CDC Executive Director John Waite said the legislators decided to visit the facility, which offers space for food-business start-ups, farms and entrepreneurs to produce or preserve their products on a large scale, to learn more about how it was started and whether it could be replicated in other parts of the state.
“They’d heard a lot about our food processing center, and they’re wondering if the state should think about supporting others in the state to get a better handle on the food system and what government should do about it,” Waite said.
The center was originally made possible by a $450,000 state grant 15 years ago, said Waite. Today, he expects it would cost over $1 million to build a similar facility.
Waite said the group discussed upcoming federal food guideline changes, distributing food and the way in which some of the food products processed at the facility make their way into schools like the nearby University of Massachusetts Amherst. The group visited the Stockbridge School of Agriculture on that campus later in the day.
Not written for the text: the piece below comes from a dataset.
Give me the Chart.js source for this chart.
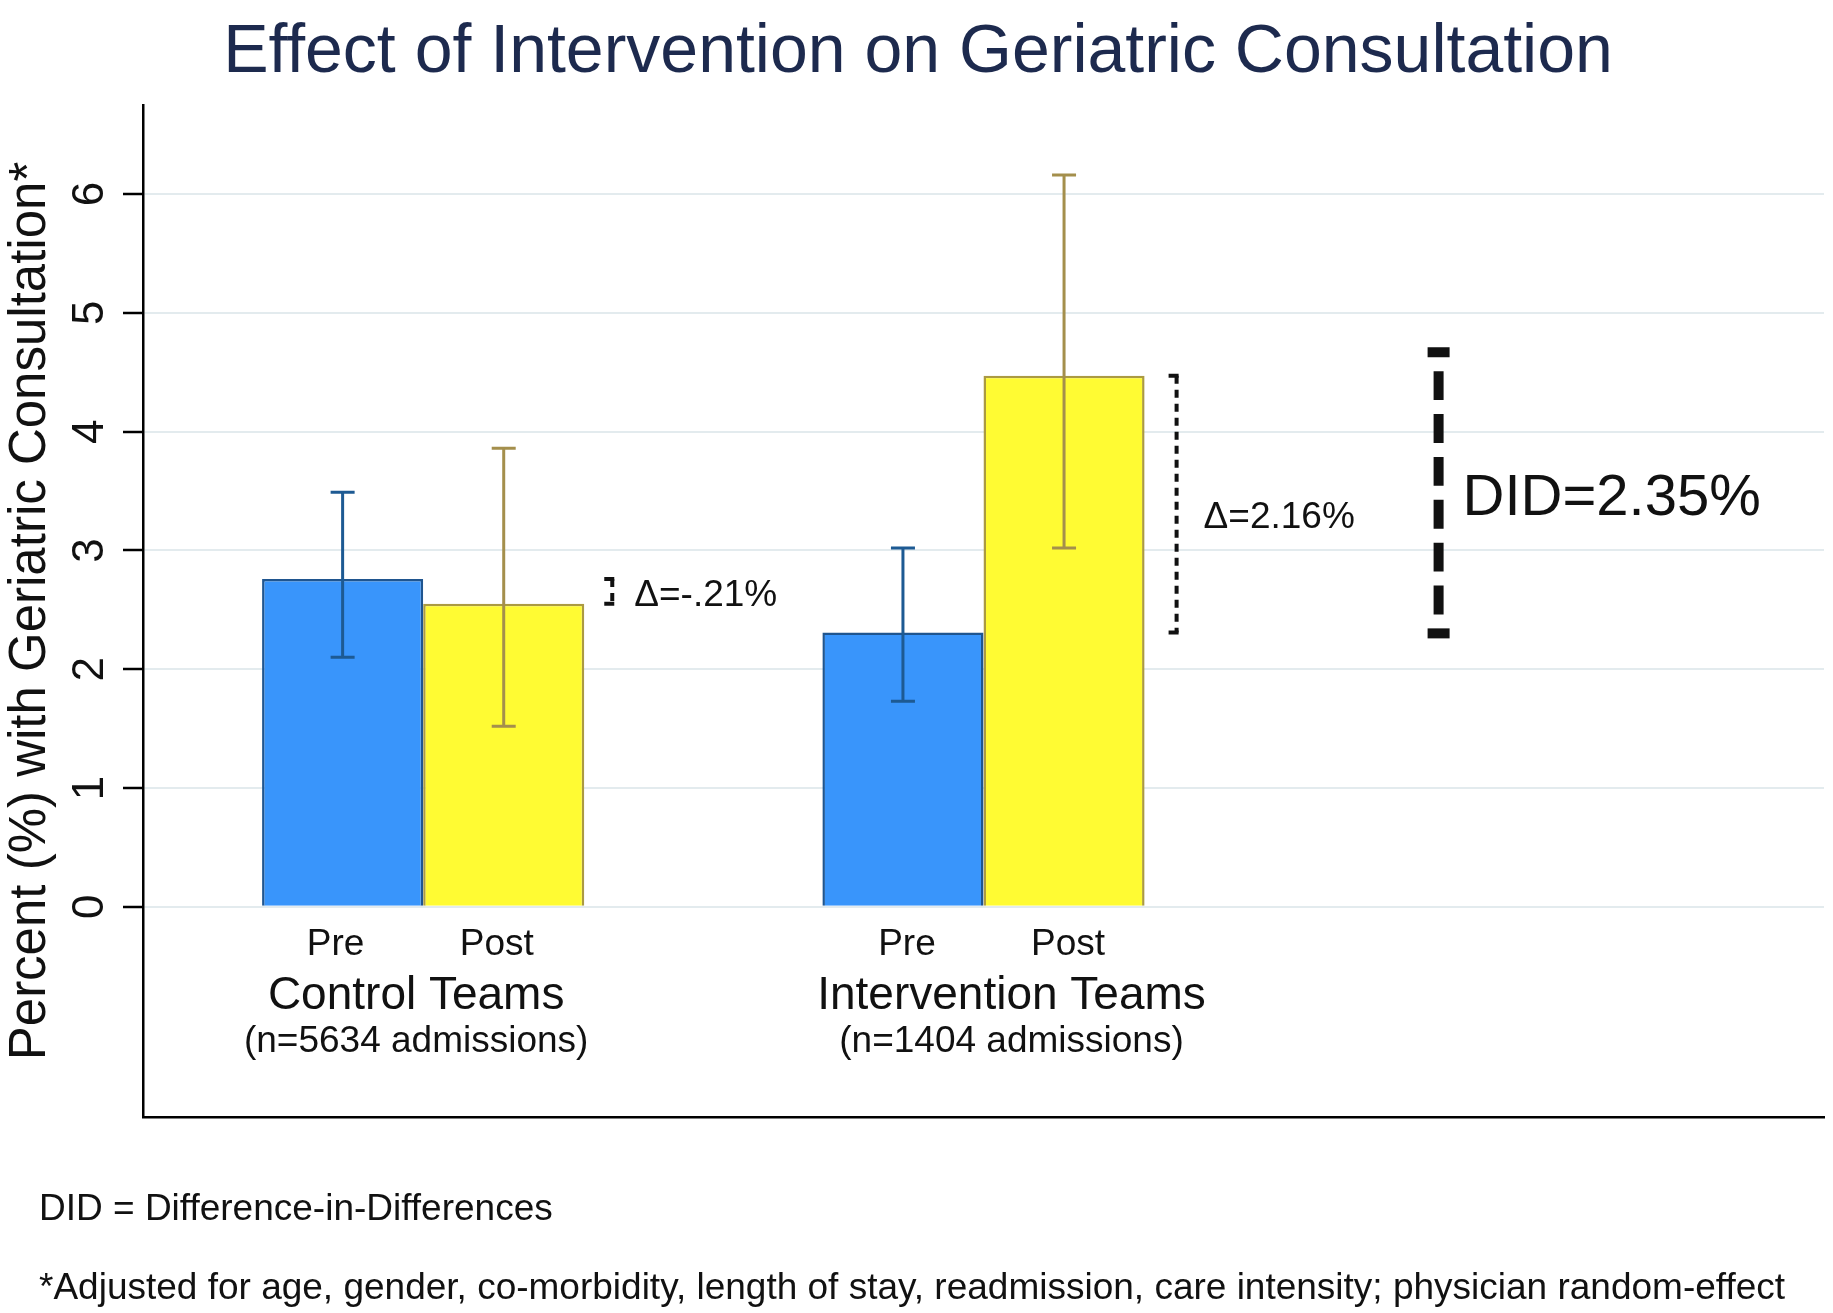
<!DOCTYPE html>
<html>
<head>
<meta charset="utf-8">
<script src="https://cdn.jsdelivr.net/npm/chart.js@4.4.1/dist/chart.umd.min.js"></script>
<style>
  html, body { margin: 0; padding: 0; background: #fff; }
  canvas { display: block; }
</style>
</head>
<body>
<canvas id="didChart" width="1833" height="1313"></canvas>
<script>
// groups on the x axis (third slot is left empty for the DID marker)
const groups = ['Control Teams', 'Intervention Teams', ''];
const groupSizes = ['(n=5634 admissions)', '(n=1404 admissions)'];
const phases = ['Pre', 'Post'];

// percent with geriatric consultation
const preValues = [2.76, 2.31];
const postValues = [2.55, 4.47];

// 95% CI bounds
const preLow = [2.10, 1.73];
const preHigh = [3.49, 3.02];
const postLow = [1.52, 3.02];
const postHigh = [3.86, 6.16];

const deltaLabels = ['Δ=-.21%', 'Δ=2.16%'];
const didValue = 2.35;
const didLabel = 'DID=2.35%';

const yTicks = [0, 1, 2, 3, 4, 5, 6];

const chartTitle = 'Effect of Intervention on Geriatric Consultation';
const yTitle = 'Percent (%) with Geriatric Consultation*';
const footnotes = [
  'DID = Difference-in-Differences',
  '*Adjusted for age, gender, co-morbidity, length of stay, readmission, care intensity; physician random-effect'
];

const FONT = "'Liberation Sans', Arial, Helvetica, sans-serif";

const errorBars = {
  id: 'errorBars',
  afterDatasetsDraw(chart) {
    const ctx = chart.ctx;
    const y = chart.scales.y;
    const bounds = [[preLow, preHigh, '#1d5a93'], [postLow, postHigh, '#a48f4c']];
    bounds.forEach(([lo, hi, color], i) => {
      const meta = chart.getDatasetMeta(i);
      meta.data.forEach((bar, j) => {
        if (lo[j] == null) return;
        const yLo = y.getPixelForValue(lo[j]);
        const yHi = y.getPixelForValue(hi[j]);
        ctx.save();
        ctx.strokeStyle = color;
        ctx.lineWidth = 3;
        ctx.beginPath();
        ctx.moveTo(bar.x, yLo);
        ctx.lineTo(bar.x, yHi);
        ctx.moveTo(bar.x - 12, yLo);
        ctx.lineTo(bar.x + 12, yLo);
        ctx.moveTo(bar.x - 12, yHi);
        ctx.lineTo(bar.x + 12, yHi);
        ctx.stroke();
        ctx.restore();
      });
    });
  }
};

function bracket(ctx, x, yTop, yBot, width, dash, cap) {
  ctx.save();
  ctx.strokeStyle = '#111';
  ctx.lineWidth = width;
  ctx.setLineDash(dash);
  ctx.beginPath();
  ctx.moveTo(x, yTop);
  ctx.lineTo(x, yBot);
  ctx.stroke();
  ctx.setLineDash([]);
  ctx.beginPath();
  ctx.moveTo(x - cap, yTop);
  ctx.lineTo(x + width / 2, yTop);
  ctx.moveTo(x - cap, yBot);
  ctx.lineTo(x + width / 2, yBot);
  ctx.stroke();
  ctx.restore();
}

const annotations = {
  id: 'annotations',
  afterDraw(chart) {
    const ctx = chart.ctx;
    const y = chart.scales.y;
    const preMeta = chart.getDatasetMeta(0);
    const postMeta = chart.getDatasetMeta(1);

    ctx.save();
    ctx.fillStyle = '#111';
    ctx.textBaseline = 'middle';

    // delta brackets next to each group
    for (let j = 0; j < 2; j++) {
      const post = postMeta.data[j];
      const x = post.x + post.width / 2 + (j === 0 ? 28 : 32);
      const yA = y.getPixelForValue(preValues[j]);
      const yB = y.getPixelForValue(postValues[j]);
      bracket(ctx, x, Math.min(yA, yB), Math.max(yA, yB), 4, [8, 6], 8);
      ctx.font = '37px ' + FONT;
      ctx.textAlign = 'left';
      ctx.fillText(deltaLabels[j], x + (j === 0 ? 22 : 27), (yA + yB) / 2 + (j === 1 ? 14 : 4));
    }

    // difference-in-differences marker
    const ip = postMeta.data[1];
    const dx = ip.x + ip.width / 2 + 294;
    const dBot = y.getPixelForValue(preValues[1]);
    const dTop = y.getPixelForValue(preValues[1] + didValue);
    const gap = 14;
    const nDash = 6;
    const span = (dBot - 4) - (dTop + 4) - 2 * gap;
    const dashLen = (span - (nDash - 1) * gap) / nDash;
    ctx.save();
    ctx.strokeStyle = '#111';
    ctx.lineWidth = 10;
    ctx.setLineDash([dashLen, gap]);
    ctx.beginPath();
    ctx.moveTo(dx, dTop + 4 + gap);
    ctx.lineTo(dx, dBot - 4 - gap + 0.5);
    ctx.stroke();
    ctx.restore();
    ctx.fillRect(dx - 11, dTop - 6, 22, 10);
    ctx.fillRect(dx - 11, dBot - 4, 22, 10);
    ctx.font = '58px ' + FONT;
    ctx.fillText(didLabel, dx + 24, (dTop + dBot) / 2 + 6);

    // labels under the bars
    ctx.textAlign = 'center';
    for (let j = 0; j < 2; j++) {
      const pre = preMeta.data[j];
      const post = postMeta.data[j];
      const shift = j === 0 ? -7 : 4;
      ctx.font = '37px ' + FONT;
      ctx.fillText(phases[0], pre.x + shift, 945);
      ctx.fillText(phases[1], post.x + shift, 945);
      const cx = (pre.x + post.x) / 2 + (j === 1 ? 28 : -7);
      ctx.font = '46px ' + FONT;
      ctx.fillText(groups[j], cx, 996);
      ctx.font = '37px ' + FONT;
      ctx.fillText(groupSizes[j], cx, 1042);
    }

    // title
    ctx.fillStyle = '#1d2a4e';
    ctx.font = '68px ' + FONT;
    ctx.fillText(chartTitle, 918, 53);

    // footnotes
    ctx.fillStyle = '#111';
    ctx.textAlign = 'left';
    ctx.font = '37px ' + FONT;
    ctx.fillText(footnotes[0], 39, 1210);
    ctx.fillText(footnotes[1], 39, 1289);
    ctx.restore();
  }
};

new Chart(document.getElementById('didChart'), {
  type: 'bar',
  data: {
    labels: groups,
    datasets: [{
      label: phases[0],
      data: preValues,
      backgroundColor: '#3995fb',
      borderColor: '#1f558f',
      borderWidth: 2.5,
      categoryPercentage: 0.575,
      barPercentage: 1.0
    }, {
      label: phases[1],
      data: postValues,
      backgroundColor: '#fffb33',
      borderColor: '#ab9a42',
      borderWidth: 2.5,
      categoryPercentage: 0.575,
      barPercentage: 1.0
    }]
  },
  options: {
    responsive: false,
    animation: false,
    layout: {
      padding: { left: 0, right: 9, top: 105, bottom: 196 }
    },
    scales: {
      x: {
        ticks: { display: false },
        grid: { display: false, drawTicks: false },
        border: { display: true, color: '#000', width: 2.5 },
        afterFit: scale => { scale.height = 0; }
      },
      y: {
        min: -1.77,
        max: 6.75,
        afterBuildTicks: axis => { axis.ticks = yTicks.map(v => ({ value: v })); },
        afterFit: scale => { scale.width = 143; },
        ticks: {
          minRotation: 90,
          maxRotation: 90,
          crossAlign: 'center',
          padding: 20,
          color: '#111',
          font: { family: FONT, size: 44 }
        },
        grid: {
          color: '#e3ebee',
          lineWidth: 2,
          tickColor: '#000',
          tickLength: 20,
          tickWidth: 2.5
        },
        border: { display: true, color: '#000', width: 2.5 },
        title: {
          display: true,
          text: yTitle,
          color: '#111',
          font: { family: FONT, size: 51 },
          padding: { top: 0, bottom: 0 }
        }
      }
    },
    plugins: {
      legend: { display: false },
      tooltip: { enabled: false },
      title: { display: false }
    }
  },
  plugins: [errorBars, annotations]
});
</script>
</body>
</html>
After lunch at the CDC, the group made their way to Clarkdale Fruit Farm in Deerfield to see a local farm and speak with its owners. Tom and Ben Clark spoke to the group about the history of their 100-year-old farm, the extent of their operations and various methods they use to produce their apples, peaches, pears and other fruits.
The Clarks also described how various state grants had helped them upgrade their farm operations, including the installation of a large cold storage unit and an expansion to their farmstand store that allowed them to extend their retail season.